#### Task to carry out
Identify, in the records below, every line where the string "uses" appears, and copy each such line.

======== Data shown ========

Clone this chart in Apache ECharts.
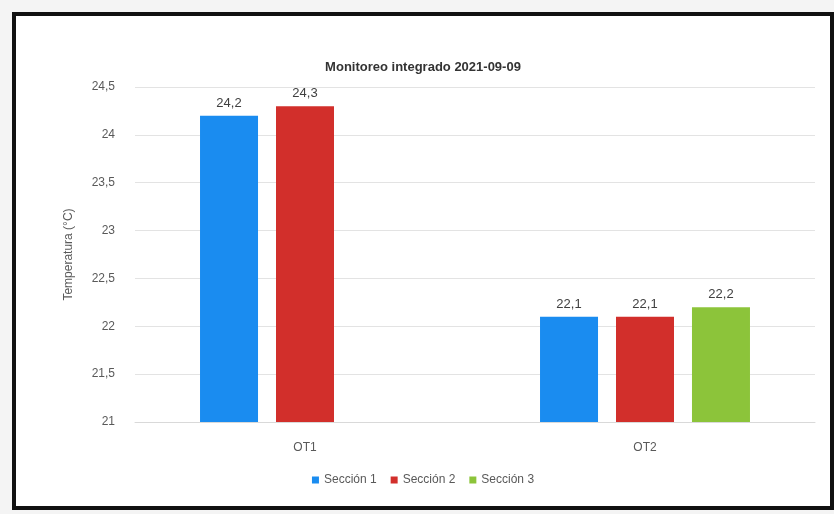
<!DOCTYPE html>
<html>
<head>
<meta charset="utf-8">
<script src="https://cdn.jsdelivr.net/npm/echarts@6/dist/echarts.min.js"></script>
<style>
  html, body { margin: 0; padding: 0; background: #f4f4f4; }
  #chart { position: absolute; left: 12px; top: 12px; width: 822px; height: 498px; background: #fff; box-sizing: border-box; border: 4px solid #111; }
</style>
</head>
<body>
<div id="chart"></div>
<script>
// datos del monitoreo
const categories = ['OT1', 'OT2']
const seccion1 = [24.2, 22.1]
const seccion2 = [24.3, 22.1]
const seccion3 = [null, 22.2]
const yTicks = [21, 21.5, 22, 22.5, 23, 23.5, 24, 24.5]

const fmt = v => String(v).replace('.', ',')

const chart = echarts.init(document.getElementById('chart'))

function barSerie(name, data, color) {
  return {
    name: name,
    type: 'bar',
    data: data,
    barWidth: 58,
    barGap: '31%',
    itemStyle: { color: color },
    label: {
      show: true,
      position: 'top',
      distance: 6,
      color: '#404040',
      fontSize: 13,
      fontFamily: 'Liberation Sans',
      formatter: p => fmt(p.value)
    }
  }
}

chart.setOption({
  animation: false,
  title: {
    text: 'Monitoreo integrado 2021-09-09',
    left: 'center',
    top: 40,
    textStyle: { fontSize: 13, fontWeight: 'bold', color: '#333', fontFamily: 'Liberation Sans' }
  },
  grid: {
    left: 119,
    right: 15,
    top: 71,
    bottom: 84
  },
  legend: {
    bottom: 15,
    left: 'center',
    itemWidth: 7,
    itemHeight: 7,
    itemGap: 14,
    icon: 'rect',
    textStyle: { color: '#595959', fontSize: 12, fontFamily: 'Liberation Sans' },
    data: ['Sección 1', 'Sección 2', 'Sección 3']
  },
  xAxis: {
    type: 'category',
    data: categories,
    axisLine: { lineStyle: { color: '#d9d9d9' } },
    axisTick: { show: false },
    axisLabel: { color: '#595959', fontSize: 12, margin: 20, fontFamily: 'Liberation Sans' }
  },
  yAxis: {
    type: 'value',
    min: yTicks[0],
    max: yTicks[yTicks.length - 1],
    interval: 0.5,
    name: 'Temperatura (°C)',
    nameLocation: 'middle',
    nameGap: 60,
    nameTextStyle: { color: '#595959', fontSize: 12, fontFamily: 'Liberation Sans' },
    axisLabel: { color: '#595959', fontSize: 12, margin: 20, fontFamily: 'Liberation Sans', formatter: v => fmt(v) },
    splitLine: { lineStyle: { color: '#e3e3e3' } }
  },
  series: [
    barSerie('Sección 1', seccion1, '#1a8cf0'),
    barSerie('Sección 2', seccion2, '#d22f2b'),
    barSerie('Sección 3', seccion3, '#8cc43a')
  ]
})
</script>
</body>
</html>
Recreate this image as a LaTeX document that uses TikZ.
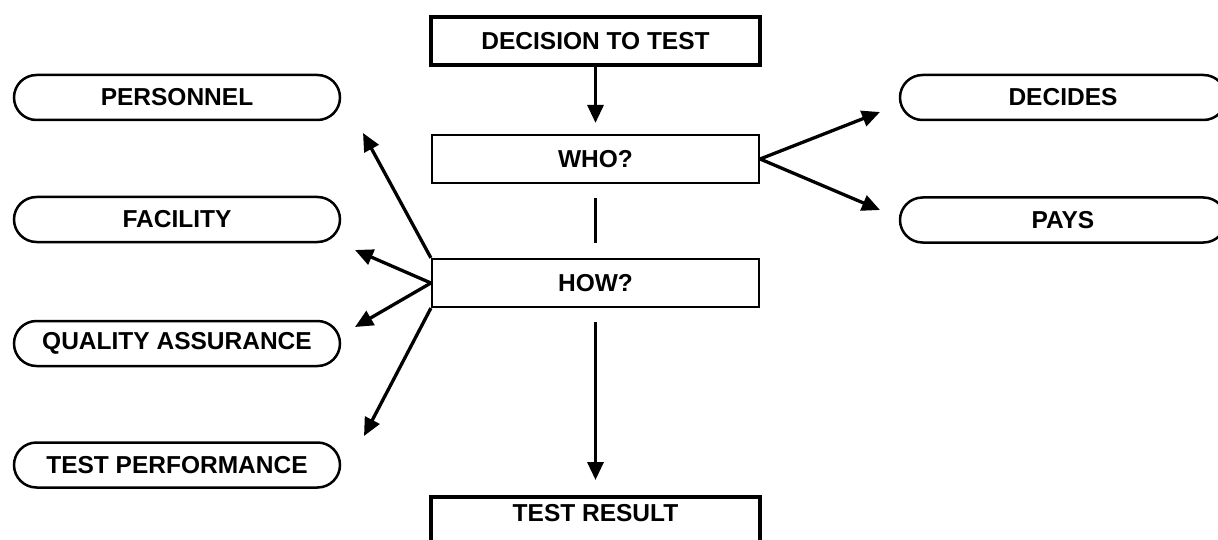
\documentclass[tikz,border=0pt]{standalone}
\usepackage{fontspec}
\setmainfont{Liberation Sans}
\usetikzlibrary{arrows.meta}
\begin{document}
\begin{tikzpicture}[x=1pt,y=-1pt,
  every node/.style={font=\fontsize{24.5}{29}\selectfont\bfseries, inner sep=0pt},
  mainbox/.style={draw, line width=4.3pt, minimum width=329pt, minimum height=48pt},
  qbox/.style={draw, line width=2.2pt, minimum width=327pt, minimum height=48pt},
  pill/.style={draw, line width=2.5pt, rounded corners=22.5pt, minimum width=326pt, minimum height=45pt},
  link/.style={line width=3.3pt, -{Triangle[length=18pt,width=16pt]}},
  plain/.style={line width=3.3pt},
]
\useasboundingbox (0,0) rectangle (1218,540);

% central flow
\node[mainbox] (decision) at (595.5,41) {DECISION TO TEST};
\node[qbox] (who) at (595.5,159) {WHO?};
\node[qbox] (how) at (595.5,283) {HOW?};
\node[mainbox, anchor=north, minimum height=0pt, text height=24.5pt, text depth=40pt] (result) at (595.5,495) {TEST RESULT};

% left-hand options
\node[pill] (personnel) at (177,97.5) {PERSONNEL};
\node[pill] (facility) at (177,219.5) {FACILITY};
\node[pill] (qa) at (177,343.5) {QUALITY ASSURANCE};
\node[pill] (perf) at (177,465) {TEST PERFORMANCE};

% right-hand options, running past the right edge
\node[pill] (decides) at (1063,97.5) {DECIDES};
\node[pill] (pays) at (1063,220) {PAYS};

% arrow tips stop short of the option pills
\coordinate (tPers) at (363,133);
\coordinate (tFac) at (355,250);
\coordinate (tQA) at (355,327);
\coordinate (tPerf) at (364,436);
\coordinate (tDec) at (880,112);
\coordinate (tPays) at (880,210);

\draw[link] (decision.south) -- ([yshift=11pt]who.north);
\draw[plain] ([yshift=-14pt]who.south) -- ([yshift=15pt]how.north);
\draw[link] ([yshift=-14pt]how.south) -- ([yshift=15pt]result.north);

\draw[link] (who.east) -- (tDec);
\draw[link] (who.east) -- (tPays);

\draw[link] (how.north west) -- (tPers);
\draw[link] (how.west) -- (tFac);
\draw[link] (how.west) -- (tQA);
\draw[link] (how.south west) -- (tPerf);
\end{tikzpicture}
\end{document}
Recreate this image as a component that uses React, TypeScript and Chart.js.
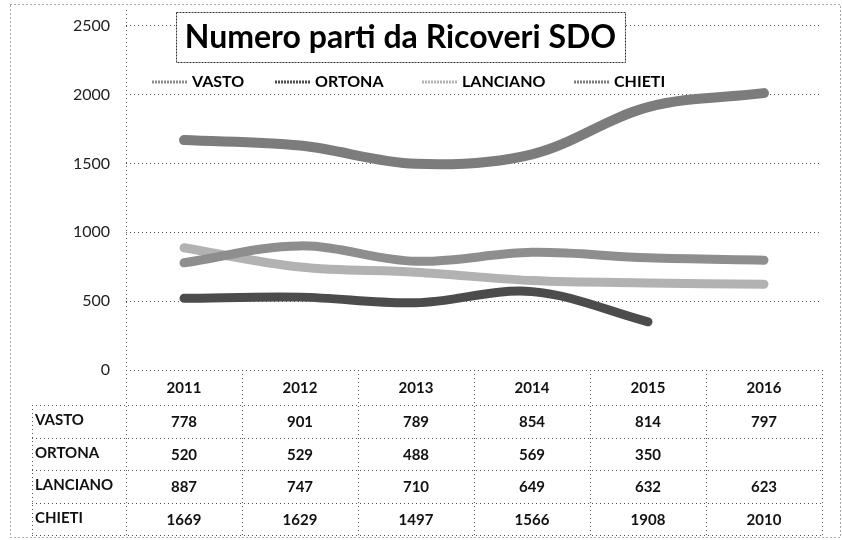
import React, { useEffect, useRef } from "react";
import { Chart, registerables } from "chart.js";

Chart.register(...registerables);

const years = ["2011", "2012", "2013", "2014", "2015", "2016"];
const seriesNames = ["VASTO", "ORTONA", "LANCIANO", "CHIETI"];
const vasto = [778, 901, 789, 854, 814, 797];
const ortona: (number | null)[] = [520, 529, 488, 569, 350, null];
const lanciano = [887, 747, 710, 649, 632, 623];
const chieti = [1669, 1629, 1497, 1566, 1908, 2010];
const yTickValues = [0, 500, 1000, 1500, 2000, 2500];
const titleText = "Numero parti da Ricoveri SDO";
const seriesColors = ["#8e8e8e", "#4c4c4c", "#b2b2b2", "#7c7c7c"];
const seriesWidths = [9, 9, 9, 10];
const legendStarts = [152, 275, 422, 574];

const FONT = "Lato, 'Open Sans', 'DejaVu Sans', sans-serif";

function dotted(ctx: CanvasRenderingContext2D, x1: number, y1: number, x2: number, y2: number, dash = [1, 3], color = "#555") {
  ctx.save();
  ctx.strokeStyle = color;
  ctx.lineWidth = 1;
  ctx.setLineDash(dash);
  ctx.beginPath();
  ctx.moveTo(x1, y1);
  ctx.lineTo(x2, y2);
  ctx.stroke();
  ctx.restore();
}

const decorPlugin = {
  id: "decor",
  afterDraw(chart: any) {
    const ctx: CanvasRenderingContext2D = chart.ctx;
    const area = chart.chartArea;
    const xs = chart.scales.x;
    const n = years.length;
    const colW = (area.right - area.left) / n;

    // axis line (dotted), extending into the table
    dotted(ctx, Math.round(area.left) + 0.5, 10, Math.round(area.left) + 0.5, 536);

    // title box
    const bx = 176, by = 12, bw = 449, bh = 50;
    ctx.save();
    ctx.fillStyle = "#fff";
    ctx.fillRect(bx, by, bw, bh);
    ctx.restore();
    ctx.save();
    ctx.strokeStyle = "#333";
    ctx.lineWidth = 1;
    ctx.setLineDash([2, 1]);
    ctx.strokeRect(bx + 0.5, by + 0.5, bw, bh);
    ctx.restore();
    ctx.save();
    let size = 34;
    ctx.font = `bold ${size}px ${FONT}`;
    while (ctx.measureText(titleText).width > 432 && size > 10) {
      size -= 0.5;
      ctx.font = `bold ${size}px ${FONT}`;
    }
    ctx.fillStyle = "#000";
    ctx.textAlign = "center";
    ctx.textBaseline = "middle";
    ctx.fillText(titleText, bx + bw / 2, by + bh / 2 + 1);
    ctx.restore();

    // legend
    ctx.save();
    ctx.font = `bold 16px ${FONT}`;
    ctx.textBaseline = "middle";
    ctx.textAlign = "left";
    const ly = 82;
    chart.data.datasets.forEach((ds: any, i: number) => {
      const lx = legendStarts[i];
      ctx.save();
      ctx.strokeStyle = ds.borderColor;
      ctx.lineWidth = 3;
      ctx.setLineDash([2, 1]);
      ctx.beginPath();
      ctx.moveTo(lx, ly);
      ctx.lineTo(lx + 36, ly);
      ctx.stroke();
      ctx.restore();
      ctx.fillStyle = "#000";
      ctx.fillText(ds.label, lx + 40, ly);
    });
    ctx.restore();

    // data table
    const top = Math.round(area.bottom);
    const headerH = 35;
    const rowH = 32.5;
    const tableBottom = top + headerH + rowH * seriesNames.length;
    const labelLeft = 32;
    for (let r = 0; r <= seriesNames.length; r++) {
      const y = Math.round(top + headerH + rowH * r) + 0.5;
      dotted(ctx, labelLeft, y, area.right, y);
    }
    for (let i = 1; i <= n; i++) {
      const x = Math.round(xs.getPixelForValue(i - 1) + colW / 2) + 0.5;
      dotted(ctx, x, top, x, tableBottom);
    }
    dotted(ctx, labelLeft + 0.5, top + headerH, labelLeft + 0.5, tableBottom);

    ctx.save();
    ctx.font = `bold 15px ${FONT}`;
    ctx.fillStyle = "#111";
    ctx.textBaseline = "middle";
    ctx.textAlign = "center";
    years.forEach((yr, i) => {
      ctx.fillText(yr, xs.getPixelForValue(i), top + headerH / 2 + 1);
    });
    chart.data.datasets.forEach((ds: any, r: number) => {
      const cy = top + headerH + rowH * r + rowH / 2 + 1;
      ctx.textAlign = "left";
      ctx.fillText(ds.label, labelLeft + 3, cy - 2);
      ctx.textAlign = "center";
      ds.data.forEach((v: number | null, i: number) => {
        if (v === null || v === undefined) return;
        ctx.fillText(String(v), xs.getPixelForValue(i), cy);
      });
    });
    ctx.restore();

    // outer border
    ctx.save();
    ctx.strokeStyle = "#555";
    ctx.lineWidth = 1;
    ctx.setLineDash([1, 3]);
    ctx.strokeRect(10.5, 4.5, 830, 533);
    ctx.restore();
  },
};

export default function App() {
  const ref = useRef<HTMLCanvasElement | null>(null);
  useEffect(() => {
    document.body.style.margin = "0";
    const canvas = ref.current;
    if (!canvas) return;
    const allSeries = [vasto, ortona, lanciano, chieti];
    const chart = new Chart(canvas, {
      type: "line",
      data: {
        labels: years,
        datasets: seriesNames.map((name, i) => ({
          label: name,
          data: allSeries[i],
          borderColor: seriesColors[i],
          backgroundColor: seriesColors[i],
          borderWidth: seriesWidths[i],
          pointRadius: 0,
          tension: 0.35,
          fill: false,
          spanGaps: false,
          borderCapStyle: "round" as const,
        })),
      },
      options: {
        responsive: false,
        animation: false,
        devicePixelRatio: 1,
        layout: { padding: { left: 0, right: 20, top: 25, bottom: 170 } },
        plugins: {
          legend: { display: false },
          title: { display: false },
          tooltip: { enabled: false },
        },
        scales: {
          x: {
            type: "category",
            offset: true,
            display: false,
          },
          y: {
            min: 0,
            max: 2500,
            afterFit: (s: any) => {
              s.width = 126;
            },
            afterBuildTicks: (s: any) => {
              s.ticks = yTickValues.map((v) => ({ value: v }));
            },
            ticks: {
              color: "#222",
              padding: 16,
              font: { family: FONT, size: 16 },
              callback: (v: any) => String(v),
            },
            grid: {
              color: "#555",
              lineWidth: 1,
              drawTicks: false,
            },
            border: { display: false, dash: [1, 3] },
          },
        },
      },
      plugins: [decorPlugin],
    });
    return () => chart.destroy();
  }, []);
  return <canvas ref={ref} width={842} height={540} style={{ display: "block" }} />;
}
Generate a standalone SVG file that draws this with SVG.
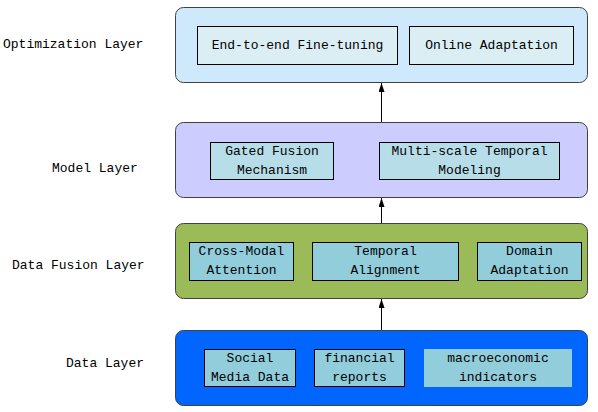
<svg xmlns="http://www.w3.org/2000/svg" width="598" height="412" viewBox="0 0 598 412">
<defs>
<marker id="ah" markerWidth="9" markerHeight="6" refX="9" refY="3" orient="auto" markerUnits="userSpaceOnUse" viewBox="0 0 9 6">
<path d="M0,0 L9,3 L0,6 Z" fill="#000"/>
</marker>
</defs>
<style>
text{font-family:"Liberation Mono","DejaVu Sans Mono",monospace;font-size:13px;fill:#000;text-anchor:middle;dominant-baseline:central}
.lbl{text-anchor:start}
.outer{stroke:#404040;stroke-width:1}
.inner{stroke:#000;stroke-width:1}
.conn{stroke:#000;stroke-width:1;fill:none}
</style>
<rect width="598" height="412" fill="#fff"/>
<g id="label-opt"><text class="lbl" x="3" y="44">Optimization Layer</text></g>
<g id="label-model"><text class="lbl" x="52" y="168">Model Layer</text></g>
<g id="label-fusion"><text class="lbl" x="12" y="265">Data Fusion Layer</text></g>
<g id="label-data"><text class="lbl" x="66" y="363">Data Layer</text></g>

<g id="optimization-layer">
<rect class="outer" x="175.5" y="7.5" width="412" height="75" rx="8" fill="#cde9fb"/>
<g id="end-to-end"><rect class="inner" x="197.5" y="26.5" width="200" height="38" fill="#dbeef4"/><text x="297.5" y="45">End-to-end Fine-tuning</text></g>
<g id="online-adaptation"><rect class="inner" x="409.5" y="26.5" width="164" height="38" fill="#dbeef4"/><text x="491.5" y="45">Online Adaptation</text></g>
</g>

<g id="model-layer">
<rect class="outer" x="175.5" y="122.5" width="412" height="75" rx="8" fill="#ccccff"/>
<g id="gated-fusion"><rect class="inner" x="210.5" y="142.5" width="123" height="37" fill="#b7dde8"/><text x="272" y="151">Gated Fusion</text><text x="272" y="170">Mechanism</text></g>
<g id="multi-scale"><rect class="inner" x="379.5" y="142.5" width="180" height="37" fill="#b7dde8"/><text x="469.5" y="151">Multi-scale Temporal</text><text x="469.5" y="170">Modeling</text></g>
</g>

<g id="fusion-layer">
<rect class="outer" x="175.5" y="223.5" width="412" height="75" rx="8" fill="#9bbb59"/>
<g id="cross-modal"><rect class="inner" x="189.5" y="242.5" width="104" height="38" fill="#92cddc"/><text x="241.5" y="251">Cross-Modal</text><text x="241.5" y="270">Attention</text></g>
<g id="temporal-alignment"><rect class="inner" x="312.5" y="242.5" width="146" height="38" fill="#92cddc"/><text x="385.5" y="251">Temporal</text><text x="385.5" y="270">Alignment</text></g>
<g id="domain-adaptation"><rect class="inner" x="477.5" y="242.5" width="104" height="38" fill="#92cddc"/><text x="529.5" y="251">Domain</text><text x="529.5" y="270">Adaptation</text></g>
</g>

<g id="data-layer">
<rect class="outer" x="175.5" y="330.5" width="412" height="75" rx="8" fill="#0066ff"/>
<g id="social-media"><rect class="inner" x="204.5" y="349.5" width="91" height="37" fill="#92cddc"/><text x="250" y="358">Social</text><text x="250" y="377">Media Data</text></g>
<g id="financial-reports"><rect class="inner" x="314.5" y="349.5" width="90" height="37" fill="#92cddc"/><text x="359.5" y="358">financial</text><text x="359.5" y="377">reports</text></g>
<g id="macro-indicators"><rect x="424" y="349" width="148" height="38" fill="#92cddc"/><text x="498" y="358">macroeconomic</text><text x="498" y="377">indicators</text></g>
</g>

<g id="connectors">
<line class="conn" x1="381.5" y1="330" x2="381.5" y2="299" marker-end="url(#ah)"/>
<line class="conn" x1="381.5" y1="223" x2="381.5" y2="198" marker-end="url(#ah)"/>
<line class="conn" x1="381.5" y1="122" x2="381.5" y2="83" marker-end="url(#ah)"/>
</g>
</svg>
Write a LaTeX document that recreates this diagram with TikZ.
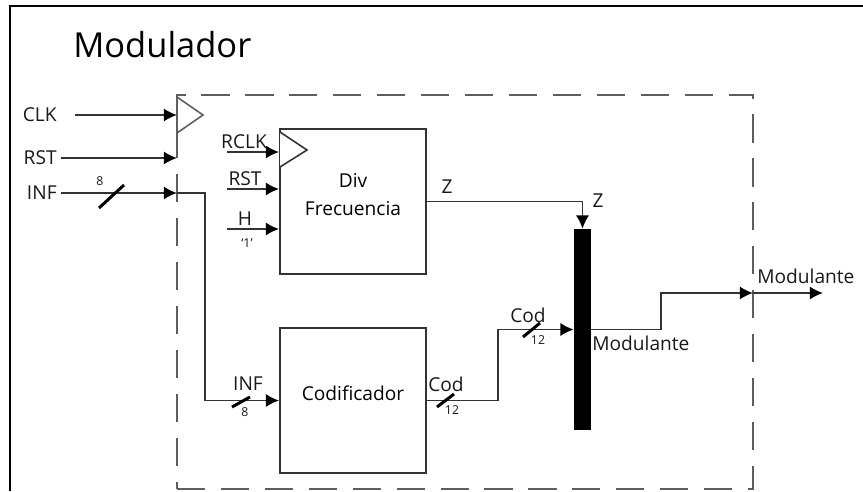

========

#### Solution for this problem
Recreate this image as a LaTeX document that uses TikZ.
Recreate this image as a component that uses React, TypeScript and Chart.js.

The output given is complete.